The genomics tools that are available today to understand what genes are responsible for what diseases and so on and so forth is extremely helpful information to a company like ours that is developing immunotherapy products that treat different cancers, as well as products to treat degenerative diseases, infectious diseases, and so on. What Palantir brings to this relationship is the ability to work with enormous data sets and help us begin to decipher what's important, what's meaningful for us as we determine which product to take into which disease, and what's potentially predictive of the activity-- the biological activity in patients.

So as you know, we're very focused on accelerating the time to develop products that can be registered by the FDA. We're also looking at using tools like real world data to help create efficiencies around developing those products. And we also need to build a large and capable data system which can accommodate enormous numbers of, for example, donor cell lines. Every donor comprises a unique genome, and the ability to manage that enormous data set is something that our industry can dramatically benefit from.

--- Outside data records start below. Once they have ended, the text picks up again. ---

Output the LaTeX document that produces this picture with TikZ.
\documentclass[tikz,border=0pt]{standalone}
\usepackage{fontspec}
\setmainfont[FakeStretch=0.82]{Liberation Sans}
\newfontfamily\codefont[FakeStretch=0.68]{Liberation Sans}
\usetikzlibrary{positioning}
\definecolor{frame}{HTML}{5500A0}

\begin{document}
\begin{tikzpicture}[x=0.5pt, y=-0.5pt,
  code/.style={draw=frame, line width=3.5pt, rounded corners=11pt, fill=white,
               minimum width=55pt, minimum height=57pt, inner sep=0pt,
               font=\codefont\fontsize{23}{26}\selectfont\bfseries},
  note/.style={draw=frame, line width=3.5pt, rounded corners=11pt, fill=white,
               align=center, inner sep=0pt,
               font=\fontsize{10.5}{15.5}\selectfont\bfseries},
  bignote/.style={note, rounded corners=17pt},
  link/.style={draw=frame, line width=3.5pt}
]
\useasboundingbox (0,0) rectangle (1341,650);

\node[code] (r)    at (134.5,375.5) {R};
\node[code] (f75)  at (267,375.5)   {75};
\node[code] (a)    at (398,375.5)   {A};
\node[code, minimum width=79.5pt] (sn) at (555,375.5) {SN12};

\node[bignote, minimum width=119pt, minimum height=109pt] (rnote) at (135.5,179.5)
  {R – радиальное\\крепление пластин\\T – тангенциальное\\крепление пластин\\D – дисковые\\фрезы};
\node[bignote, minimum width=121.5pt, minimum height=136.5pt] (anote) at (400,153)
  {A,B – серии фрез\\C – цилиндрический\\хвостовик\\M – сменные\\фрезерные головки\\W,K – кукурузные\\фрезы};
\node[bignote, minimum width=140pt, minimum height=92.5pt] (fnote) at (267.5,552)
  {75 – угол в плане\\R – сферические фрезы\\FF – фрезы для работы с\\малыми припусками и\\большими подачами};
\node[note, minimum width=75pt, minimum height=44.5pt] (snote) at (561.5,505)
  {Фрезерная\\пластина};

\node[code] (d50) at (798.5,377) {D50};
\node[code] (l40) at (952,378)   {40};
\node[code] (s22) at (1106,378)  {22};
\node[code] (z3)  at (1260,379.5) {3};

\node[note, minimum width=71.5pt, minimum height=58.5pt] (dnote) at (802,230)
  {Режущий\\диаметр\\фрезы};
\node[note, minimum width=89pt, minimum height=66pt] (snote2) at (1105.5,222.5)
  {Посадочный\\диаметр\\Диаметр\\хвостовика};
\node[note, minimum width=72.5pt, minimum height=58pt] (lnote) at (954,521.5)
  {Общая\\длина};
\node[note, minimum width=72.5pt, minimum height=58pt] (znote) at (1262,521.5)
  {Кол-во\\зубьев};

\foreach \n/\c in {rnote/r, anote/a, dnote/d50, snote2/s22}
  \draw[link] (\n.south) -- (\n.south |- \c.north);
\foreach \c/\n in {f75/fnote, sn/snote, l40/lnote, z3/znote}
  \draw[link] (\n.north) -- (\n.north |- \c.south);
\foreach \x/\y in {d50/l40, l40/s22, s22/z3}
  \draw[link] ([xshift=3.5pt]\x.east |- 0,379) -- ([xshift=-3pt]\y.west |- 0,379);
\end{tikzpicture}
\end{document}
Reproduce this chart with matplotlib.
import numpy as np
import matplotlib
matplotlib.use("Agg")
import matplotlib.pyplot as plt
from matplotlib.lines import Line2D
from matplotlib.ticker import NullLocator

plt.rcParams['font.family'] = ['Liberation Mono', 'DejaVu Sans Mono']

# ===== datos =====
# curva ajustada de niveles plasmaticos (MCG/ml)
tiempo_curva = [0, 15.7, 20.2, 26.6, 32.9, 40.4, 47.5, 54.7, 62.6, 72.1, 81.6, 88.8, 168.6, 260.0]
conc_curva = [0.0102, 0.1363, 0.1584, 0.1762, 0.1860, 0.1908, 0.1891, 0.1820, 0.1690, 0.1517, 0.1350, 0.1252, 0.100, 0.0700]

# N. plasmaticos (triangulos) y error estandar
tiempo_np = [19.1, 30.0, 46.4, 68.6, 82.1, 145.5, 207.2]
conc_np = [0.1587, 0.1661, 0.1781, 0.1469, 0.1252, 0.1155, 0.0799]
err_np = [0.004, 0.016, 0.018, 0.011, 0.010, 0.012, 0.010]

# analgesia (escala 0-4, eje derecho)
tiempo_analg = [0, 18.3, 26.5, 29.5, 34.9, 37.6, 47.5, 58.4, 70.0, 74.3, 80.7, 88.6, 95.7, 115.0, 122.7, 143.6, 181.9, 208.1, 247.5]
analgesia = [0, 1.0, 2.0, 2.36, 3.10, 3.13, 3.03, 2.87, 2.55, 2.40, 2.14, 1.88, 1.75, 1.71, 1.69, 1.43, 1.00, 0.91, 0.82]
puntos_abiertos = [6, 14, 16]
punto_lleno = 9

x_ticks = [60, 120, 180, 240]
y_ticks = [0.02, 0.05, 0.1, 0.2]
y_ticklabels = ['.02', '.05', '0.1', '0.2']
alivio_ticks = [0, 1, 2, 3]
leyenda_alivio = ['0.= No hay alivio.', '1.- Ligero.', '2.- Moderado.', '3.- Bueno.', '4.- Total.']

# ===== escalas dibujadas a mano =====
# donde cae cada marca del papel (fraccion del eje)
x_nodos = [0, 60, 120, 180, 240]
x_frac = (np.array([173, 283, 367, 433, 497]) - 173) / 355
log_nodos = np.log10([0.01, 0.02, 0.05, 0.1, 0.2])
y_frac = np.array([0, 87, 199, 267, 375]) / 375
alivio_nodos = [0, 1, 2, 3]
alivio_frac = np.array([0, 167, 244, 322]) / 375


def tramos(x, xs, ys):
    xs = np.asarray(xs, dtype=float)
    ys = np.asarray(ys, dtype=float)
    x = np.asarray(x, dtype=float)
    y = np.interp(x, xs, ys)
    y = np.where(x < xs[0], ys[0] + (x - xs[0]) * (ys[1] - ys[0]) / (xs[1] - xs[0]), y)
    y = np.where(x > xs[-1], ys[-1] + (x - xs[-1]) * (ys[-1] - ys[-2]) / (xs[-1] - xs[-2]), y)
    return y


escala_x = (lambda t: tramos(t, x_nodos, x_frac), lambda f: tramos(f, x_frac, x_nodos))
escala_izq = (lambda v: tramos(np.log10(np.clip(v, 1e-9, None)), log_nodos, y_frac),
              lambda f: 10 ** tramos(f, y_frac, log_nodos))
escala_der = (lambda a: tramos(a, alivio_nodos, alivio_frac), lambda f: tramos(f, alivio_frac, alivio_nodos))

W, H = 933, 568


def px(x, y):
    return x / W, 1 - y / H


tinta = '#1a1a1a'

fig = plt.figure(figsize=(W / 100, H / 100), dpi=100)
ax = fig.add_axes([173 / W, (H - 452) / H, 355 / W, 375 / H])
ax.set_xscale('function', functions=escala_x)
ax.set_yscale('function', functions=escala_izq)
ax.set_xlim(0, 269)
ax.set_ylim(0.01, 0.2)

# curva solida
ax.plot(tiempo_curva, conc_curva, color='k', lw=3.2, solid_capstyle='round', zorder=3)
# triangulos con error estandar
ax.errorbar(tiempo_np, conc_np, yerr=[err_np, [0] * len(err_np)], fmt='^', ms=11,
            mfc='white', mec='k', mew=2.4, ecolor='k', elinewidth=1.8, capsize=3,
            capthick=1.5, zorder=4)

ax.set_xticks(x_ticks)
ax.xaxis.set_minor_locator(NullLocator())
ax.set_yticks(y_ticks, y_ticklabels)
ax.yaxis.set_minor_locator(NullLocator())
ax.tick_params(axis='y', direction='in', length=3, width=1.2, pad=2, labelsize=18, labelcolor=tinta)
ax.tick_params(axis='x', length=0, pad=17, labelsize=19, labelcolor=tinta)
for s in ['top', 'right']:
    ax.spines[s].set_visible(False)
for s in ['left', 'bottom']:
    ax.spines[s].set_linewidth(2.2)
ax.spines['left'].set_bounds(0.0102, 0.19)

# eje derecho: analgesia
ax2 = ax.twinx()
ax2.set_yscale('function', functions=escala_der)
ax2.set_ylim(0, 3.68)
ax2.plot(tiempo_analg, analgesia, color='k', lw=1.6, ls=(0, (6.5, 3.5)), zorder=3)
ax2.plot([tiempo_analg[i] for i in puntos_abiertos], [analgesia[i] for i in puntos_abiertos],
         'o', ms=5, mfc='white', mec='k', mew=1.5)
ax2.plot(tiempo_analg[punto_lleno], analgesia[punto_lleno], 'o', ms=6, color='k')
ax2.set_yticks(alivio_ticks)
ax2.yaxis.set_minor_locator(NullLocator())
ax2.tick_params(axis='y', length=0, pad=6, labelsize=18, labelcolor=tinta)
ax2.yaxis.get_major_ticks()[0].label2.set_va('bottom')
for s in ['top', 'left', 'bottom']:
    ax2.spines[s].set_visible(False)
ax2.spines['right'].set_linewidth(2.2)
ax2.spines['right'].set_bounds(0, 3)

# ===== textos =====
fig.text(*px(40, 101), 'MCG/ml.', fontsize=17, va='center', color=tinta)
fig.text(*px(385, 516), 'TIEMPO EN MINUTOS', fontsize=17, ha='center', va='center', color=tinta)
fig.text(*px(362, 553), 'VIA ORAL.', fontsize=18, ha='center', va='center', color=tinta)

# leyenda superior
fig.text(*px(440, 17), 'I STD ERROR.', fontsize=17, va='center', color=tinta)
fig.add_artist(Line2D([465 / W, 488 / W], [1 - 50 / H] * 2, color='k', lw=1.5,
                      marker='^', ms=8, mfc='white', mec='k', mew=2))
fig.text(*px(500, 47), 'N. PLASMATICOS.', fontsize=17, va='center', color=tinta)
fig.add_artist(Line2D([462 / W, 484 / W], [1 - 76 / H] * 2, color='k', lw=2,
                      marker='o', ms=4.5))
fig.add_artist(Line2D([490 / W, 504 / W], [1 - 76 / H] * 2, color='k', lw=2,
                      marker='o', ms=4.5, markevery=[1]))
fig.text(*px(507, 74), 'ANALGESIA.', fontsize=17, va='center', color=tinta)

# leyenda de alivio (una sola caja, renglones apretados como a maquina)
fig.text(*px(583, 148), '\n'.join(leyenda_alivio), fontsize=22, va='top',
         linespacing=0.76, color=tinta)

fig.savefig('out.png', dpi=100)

ANJALEE KHEMLANI: Absolutely-- well, definitely a lot of interest in the space right now. Let's go back to the structure, though, of the company right now. Obviously, you went through a SPAC, you're going through a de-SPAC process right now. It's really a lot of interest in that area. So let's talk about that. What is the de-SPACing process like--

ROBERT HARIRI: As you know--

ANJALEE KHEMLANI: In this market?

ROBERT HARIRI: As you know, we chose a pathway to become a public company by merging with a special purpose acquisition corporation that had very, very similar philosophies to ours as how to build a world leader in cellular medicine. The process of de-SPACing involves that special purpose acquisition corporation achieving their shareholder agreement and vote to consummate the merger and then to transition our equity owners into equity owners in the new corporation.

We anticipate that this process will take the next several weeks. And we hope to have completed and closed the transaction sometime in June.

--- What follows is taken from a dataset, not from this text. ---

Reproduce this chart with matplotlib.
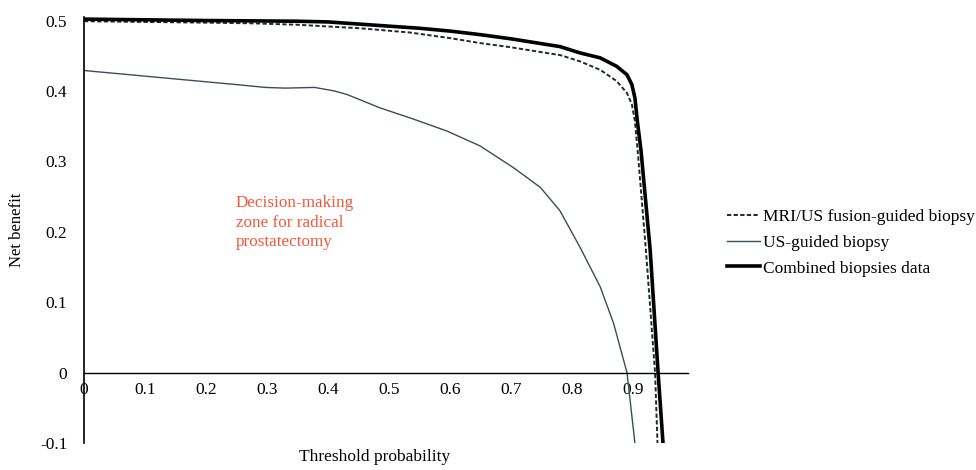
import matplotlib
matplotlib.use('Agg')
import matplotlib.pyplot as plt

plt.rcParams['font.family'] = ['Liberation Serif', 'DejaVu Serif']

# threshold probability / net benefit
fusion_x = [0.0, 0.1, 0.2, 0.277, 0.35, 0.452, 0.534, 0.6, 0.649, 0.70, 0.75,
            0.78, 0.813, 0.846, 0.873, 0.890, 0.898, 0.903, 0.908, 0.921, 0.936, 0.940]
fusion_y = [0.499, 0.498, 0.497, 0.496, 0.494, 0.489, 0.483, 0.475, 0.468, 0.462, 0.455,
            0.451, 0.442, 0.430, 0.414, 0.397, 0.381, 0.357, 0.310, 0.174, 0.0, -0.1]

us_x = [0.0, 0.15, 0.25, 0.297, 0.33, 0.378, 0.41, 0.431, 0.485, 0.540, 0.595,
        0.649, 0.704, 0.748, 0.780, 0.813, 0.846, 0.868, 0.890, 0.903]
us_y = [0.429, 0.417, 0.409, 0.405, 0.404, 0.405, 0.400, 0.395, 0.376, 0.360, 0.343,
        0.322, 0.291, 0.263, 0.230, 0.178, 0.122, 0.070, 0.0, -0.1]

comb_x = [0.0, 0.2, 0.35, 0.4, 0.45, 0.5, 0.55, 0.6, 0.649, 0.70, 0.758, 0.78,
          0.813, 0.846, 0.873, 0.890, 0.898, 0.903, 0.907, 0.913, 0.928, 0.941, 0.949]
comb_y = [0.502, 0.500, 0.499, 0.498, 0.495, 0.492, 0.489, 0.485, 0.480, 0.474, 0.466, 0.463,
          0.454, 0.447, 0.435, 0.423, 0.409, 0.390, 0.357, 0.315, 0.174, 0.0, -0.1]

xticks = [0, 0.1, 0.2, 0.3, 0.4, 0.5, 0.6, 0.7, 0.8, 0.9]
xticklabels = ['0', '0.1', '0.2', '0.3', '0.4', '0.5', '0.6', '0.7', '0.8', '0.9']
yticks = [-0.1, 0, 0.1, 0.2, 0.3, 0.4, 0.5]
yticklabels = ['-0.1', '0', '0.1', '0.2', '0.3', '0.4', '0.5']

fig = plt.figure(figsize=(9.76, 4.70), dpi=100)
ax = fig.add_axes([84 / 976, 1 - 443 / 470, 604 / 976, 426 / 470])

ax.plot(fusion_x, fusion_y, color='#1e2a30', lw=1.4, ls=(0, (2.2, 1.2)),
        dash_joinstyle='round', label='MRI/US fusion-guided biopsy')
ax.plot(us_x, us_y, color='#3c4d55', lw=1.0, solid_joinstyle='round',
        label='US-guided biopsy')
ax.plot(comb_x, comb_y, color='#000000', lw=2.6, solid_joinstyle='round',
        label='Combined biopsies data')

ax.set_xlim(0, 0.99)
ax.set_ylim(-0.1, 0.505)
ax.spines['top'].set_visible(False)
ax.spines['right'].set_visible(False)
ax.spines['bottom'].set_position(('data', 0))
ax.spines['left'].set_bounds(-0.1, 0.505)
ax.spines['left'].set_linewidth(1.2)
ax.spines['bottom'].set_linewidth(1.0)

ax.set_xticks(xticks)
ax.set_xticklabels(xticklabels)
ax.set_yticks(yticks)
ax.set_yticklabels(yticklabels)
ax.tick_params(axis='x', length=0, pad=7, labelsize=12.5)
ax.tick_params(axis='y', length=0, pad=12, labelsize=12.5)

ax.text(0.249, 0.252, 'Decision-making\nzone for radical\nprostatectomy',
        color='#f0583c', fontsize=12.3, va='top', ha='left', linespacing=1.3)

fig.text(17 / 976, 1 - 230 / 470, 'Net benefit', rotation=90,
         ha='center', va='center', fontsize=12)
fig.text(375 / 976, 1 - 457 / 470, 'Threshold probability',
         ha='center', va='center', fontsize=12.5)

fig.legend(loc='upper left', bbox_to_anchor=(720 / 976, 1 - 202 / 470),
           frameon=False, fontsize=12.5, handlelength=1.9, handletextpad=0.15,
           labelspacing=0.55, borderaxespad=0)

fig.savefig('out.png', dpi=100)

KRISTIN MYERS: Doctor, I want to ask you a little bit about the work that you guys are doing over Celularity. I think so many people pointed to the pandemic as having a lot of wins, at least when it came to the medical community, but also research and development, when it came to pharmaceuticals, and treating diseases, and coming up with new treatments. Curious to know if there's any, perhaps, wins or lessons from the pandemic that can be applied to a lot of the work that you guys are doing at Celularity.

ROBERT HARIRI: That's a fantastic question. We actually saw this, obviously, as a call to action-- an emergent call to action. But we also saw it as a great opportunity to introduce cellular medicine products, namely immunotherapeutic products, into the management and treatment of viral illnesses. And as you may know, Celularity was the first company to receive acceptance of our investigational new drug application using our natural killer cells to seek out and destroy virally-infected cells.

What that basically means is that there may be a potential avenue in the future to move away from treating viral illnesses with antiviral agents, which tend to be anti-metabolic agents, to actually augmenting a patient's immune system so they can put up a better fight against the threat. Now, in the case of COVID, we were able to identify the virus, but COVID-19 might, in fact, be a dress rehearsal for the next pandemic.

And the next pandemic may be with a virus or other infectious agent that we don't identify. So if you have a generic, active immunotherapeutic that helps protect the patient from a viral illness, that might be applicable across the range of known and unknown viral pathogens. And I think that that's a very meaningful place for immunotherapy to move in the future.

ALEXIS CHRISTOFOROUS: All right, we're going to have to leave it there-- Dr. Robert Harari, Celularity CEO Thanks so much for joining us.